Abdou Lahad Seck : ‘’On a tué mon père en 1984. Je ne laisserai personne me tuer’’
Le même chaos a été noté à Tindody où le député de la majorité Abdou Lahad Seck a été arrêté. Sorti avec des nervis armés de machettes, d’armes blanches de toutes sortes, il a failli être à l’origine de l’irréparable en tirant des coups de feu en l’air, selon certains témoins. Interrogé, il fait la déclaration suivante : ‘’Ils ont des armes. Ils voulaient m’attaquer. C’est pourquoi je me suis armé. Certains disent que j’ai érigé ici des bureaux de vote fictifs. On a tué mon père en 1984. Je ne laisserai personne me tuer. Ils savent que c’est moi qui contrôle Touba.
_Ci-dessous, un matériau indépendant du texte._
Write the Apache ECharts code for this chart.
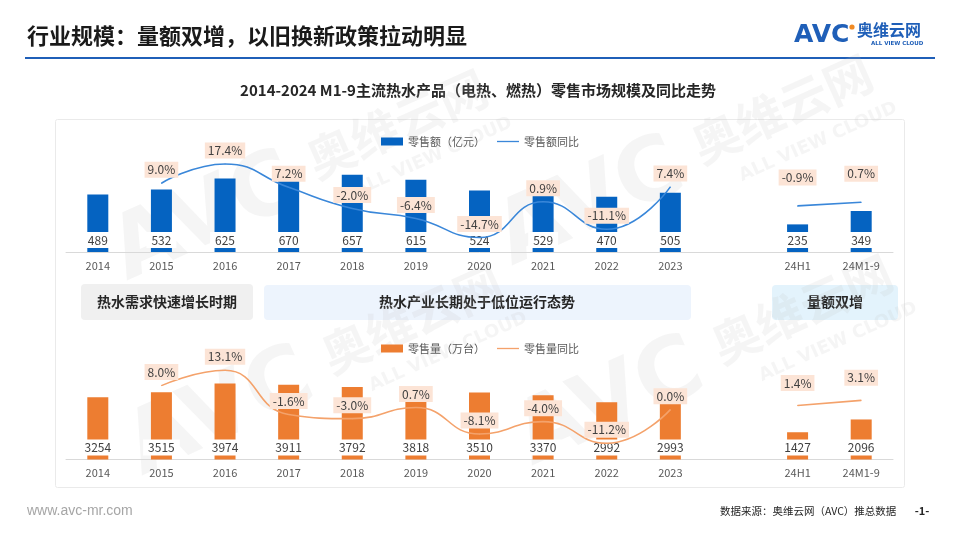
<!DOCTYPE html>
<html><head><meta charset="utf-8">
<script src="https://cdn.jsdelivr.net/npm/echarts@6/dist/echarts.min.js"></script>
<style>html,body{margin:0;padding:0;background:#fff}#c{width:960px;height:540px}</style>
</head><body><div id="c"></div>
<script>
const categories = ['2014','2015','2016','2017','2018','2019','2020','2021','2022','2023','','24H1','24M1-9'];
const salesValue = [489,532,625,670,657,615,524,529,470,505,null,235,349];
const salesValueYoY = [null,9.0,17.4,7.2,-2.0,-6.4,-14.7,0.9,-11.1,7.4,null,null,null];
const salesValueYoYHalf = [null,null,null,null,null,null,null,null,null,null,null,-0.9,0.7];
const salesVolume = [3254,3515,3974,3911,3792,3818,3510,3370,2992,2993,null,1427,2096];
const salesVolumeYoY = [null,8.0,13.1,-1.6,-3.0,0.7,-8.1,-4.0,-11.2,0.0,null,null,null];
const salesVolumeYoYHalf = [null,null,null,null,null,null,null,null,null,null,null,1.4,3.1];
const phaseLabels = ['热水需求快速增长时期','热水产业长期处于低位运行态势','量额双增'];

const FONT = '"Noto Sans CJK SC","Noto Sans",sans-serif';
const BLUE = '#0563C1', BLUE_L = '#3A87D9', ORANGE = '#ED7D31', ORANGE_L = '#F4A26B';
const chart = echarts.init(document.getElementById('c'), null, {renderer:'canvas'});

function pct(p){ return p.value == null ? '' : p.value.toFixed(1) + '%'; }
const lineLabel = (dist) => ({show:true, position:'top', distance:dist, formatter:pct,
  backgroundColor:'#FCE4D6', padding:[2,3], color:'#404040', fontSize:12, fontFamily:FONT});
const barLabel = {show:true, position:'insideBottom', distance:4, color:'#404040', fontSize:12,
  fontFamily:FONT, backgroundColor:'#fff', padding:[2,5], formatter:(p)=>p.value==null?'':String(p.value)};
const xAx = (gi) => ({type:'category', gridIndex:gi, data:categories,
  axisLine:{lineStyle:{color:'#D9D9D9'}}, axisTick:{show:false},
  axisLabel:{color:'#595959', fontSize:11, margin:8, fontFamily:FONT, interval:0}});
const yAx = (gi,min,max) => ({type:'value', gridIndex:gi, min:min, max:max, show:false, splitLine:{show:false}});

function watermark(x,y){
  const c = 'rgba(190,190,190,0.16)';
  return {type:'group', x:x, y:y, rotation:0.42, z:100, silent:true, children:[
    {type:'text', x:0, y:0, style:{text:'AVC', fontSize:88, fontWeight:'bold', fontFamily:'"DejaVu Sans"', fill:c, verticalAlign:'bottom'}},
    {type:'text', x:215, y:-30, style:{text:'奥维云网', fontSize:48, fontWeight:'bold', fontFamily:FONT, fill:c, verticalAlign:'bottom'}},
    {type:'text', x:245, y:0, style:{text:'ALL VIEW CLOUD', fontSize:18, fontWeight:'bold', fontFamily:'"DejaVu Sans"', fill:c, verticalAlign:'bottom'}}
  ]};
}

const option = {
  animation:false,
  textStyle:{fontFamily:FONT},
  grid:[
    {left:66, right:67, top:158, height:94},
    {left:66, right:67, top:364, height:95.5}
  ],
  legend:[
    {top:131, left:'center', itemWidth:22, itemHeight:8, itemGap:12,
     textStyle:{color:'#595959', fontSize:11, fontFamily:FONT},
     data:[{name:'零售额（亿元）', icon:'rect'}, {name:'零售额同比', icon:'path://M0,0 L40,0 L40,2.4 L0,2.4 Z'}]},
    {top:338, left:'center', itemWidth:22, itemHeight:8, itemGap:12,
     textStyle:{color:'#595959', fontSize:11, fontFamily:FONT},
     data:[{name:'零售量（万台）', icon:'rect'}, {name:'零售量同比', icon:'path://M0,0 L40,0 L40,2.4 L0,2.4 Z'}]}
  ],
  xAxis:[xAx(0), xAx(1)],
  yAxis:[yAx(0,0,800), yAx(0,-21,20), yAx(1,0,5000), yAx(1,-16.6,15.2)],
  series:[
    {name:'零售额（亿元）', type:'bar', xAxisIndex:0, yAxisIndex:0, data:salesValue, barWidth:21,
     itemStyle:{color:BLUE}, label:barLabel, z:2},
    {name:'零售额同比', type:'line', xAxisIndex:0, yAxisIndex:1, data:salesValueYoY, smooth:true,
     symbol:'circle', symbolSize:1, itemStyle:{color:BLUE_L}, lineStyle:{color:BLUE_L, width:1.6},
     label:lineLabel(5), z:3},
    {name:'零售额同比', type:'line', xAxisIndex:0, yAxisIndex:1, data:salesValueYoYHalf, smooth:true,
     symbol:'circle', symbolSize:1, itemStyle:{color:BLUE_L}, lineStyle:{color:BLUE_L, width:1.6},
     label:lineLabel(20), z:3},
    {name:'零售量（万台）', type:'bar', xAxisIndex:1, yAxisIndex:2, data:salesVolume, barWidth:21,
     itemStyle:{color:ORANGE}, label:barLabel, z:2},
    {name:'零售量同比', type:'line', xAxisIndex:1, yAxisIndex:3, data:salesVolumeYoY, smooth:true,
     symbol:'circle', symbolSize:1, itemStyle:{color:ORANGE_L}, lineStyle:{color:ORANGE_L, width:1.6},
     label:lineLabel(5), z:3},
    {name:'零售量同比', type:'line', xAxisIndex:1, yAxisIndex:3, data:salesVolumeYoYHalf, smooth:true,
     symbol:'circle', symbolSize:1, itemStyle:{color:ORANGE_L}, lineStyle:{color:ORANGE_L, width:1.6},
     label:lineLabel(14), z:3}
  ],
  graphic:[
    {type:'text', x:27, y:36, style:{text:'行业规模：量额双增，以旧换新政策拉动明显', fontSize:22, fontWeight:'bold', fontFamily:FONT, fill:'#1A1A1A', verticalAlign:'middle'}},
    {type:'rect', shape:{x:25, y:57, width:910, height:2}, style:{fill:'#1F5FB8'}},
    {type:'text', x:794, y:35, style:{text:'AVC', fontSize:25, fontWeight:'bold', fontFamily:'"DejaVu Sans"', fill:'#1F5FB8', verticalAlign:'middle'}},
    {type:'circle', shape:{cx:852, cy:27, r:2.6}, style:{fill:'#F08A24'}},
    {type:'text', x:857, y:30, style:{text:'奥维云网', fontSize:16, fontWeight:'bold', fontFamily:FONT, fill:'#1F5FB8', verticalAlign:'middle'}},
    {type:'text', x:871, y:44, style:{text:'ALL VIEW CLOUD', fontSize:5.5, fontWeight:'bold', fontFamily:'"DejaVu Sans"', fill:'#1F5FB8', verticalAlign:'middle'}},
    {type:'text', x:478, y:90, style:{text:'2014-2024 M1-9主流热水产品（电热、燃热）零售市场规模及同比走势', fontSize:15, fontWeight:'bold', fontFamily:FONT, fill:'#262626', align:'center', verticalAlign:'middle'}},
    {type:'rect', z:-10, shape:{x:55.5, y:119.5, width:849, height:368, r:2}, style:{fill:'none', stroke:'#EAEAEA', lineWidth:1}},
    {type:'rect', shape:{x:81, y:284, width:172, height:36, r:4}, style:{fill:'#F0F0F0'}},
    {type:'rect', shape:{x:264, y:285, width:427, height:35, r:4}, style:{fill:'#EDF4FD'}},
    {type:'rect', shape:{x:772, y:285, width:126, height:35, r:4}, style:{fill:'#E3F3FC'}},
    {type:'text', x:167, y:302, style:{text:phaseLabels[0], fontSize:14, fontWeight:'bold', fontFamily:FONT, fill:'#262626', align:'center', verticalAlign:'middle'}},
    {type:'text', x:477, y:302, style:{text:phaseLabels[1], fontSize:14, fontWeight:'bold', fontFamily:FONT, fill:'#262626', align:'center', verticalAlign:'middle'}},
    {type:'text', x:835, y:302, style:{text:phaseLabels[2], fontSize:14, fontWeight:'bold', fontFamily:FONT, fill:'#262626', align:'center', verticalAlign:'middle'}},
    {type:'text', x:27, y:511, style:{text:'www.avc-mr.com', fontSize:14, fontFamily:'"Liberation Sans",sans-serif', fill:'#A6A6A6', verticalAlign:'middle'}},
    {type:'text', x:720, y:511, style:{text:'数据来源：奥维云网（AVC）推总数据', fontSize:10.5, fontFamily:FONT, fill:'#262626', verticalAlign:'middle'}},
    {type:'text', x:922, y:511, style:{text:'-1-', fontSize:11, fontWeight:'bold', fontFamily:FONT, fill:'#262626', align:'center', verticalAlign:'middle'}},
    watermark(135,300), watermark(520,285), watermark(150,495), watermark(540,485)
  ]
};
chart.setOption(option);
</script></body></html>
C’est Amadou Lô qui m’a attaqué. Je ne sais pas pourquoi on ne peut pas encore démarré les opérations, il faut le demander aux autorités administratives. Moi j’habite ici. Je ne peux pas me prononcer sur les manquements qui ont été notés. Que les Sénégalais sachent que moi je ne suis pas quelqu’un qui crée des histoires’’. Quelques, instants plus tard, quatre pick up de la Gendarmerie sont venus le cueillir sous les applaudissements d’électeurs qui scandaient : ‘’Goor Gui moo bari doolé’’. Au départ des forces de l’ordre, le domicile où logeait le représentant du peuple, a été complètement saccagé et pillé par les populations. Machines à coudre, tuyaux, plafonniers, même les bols et les balaies ont été emportés comme des trophées de guerre.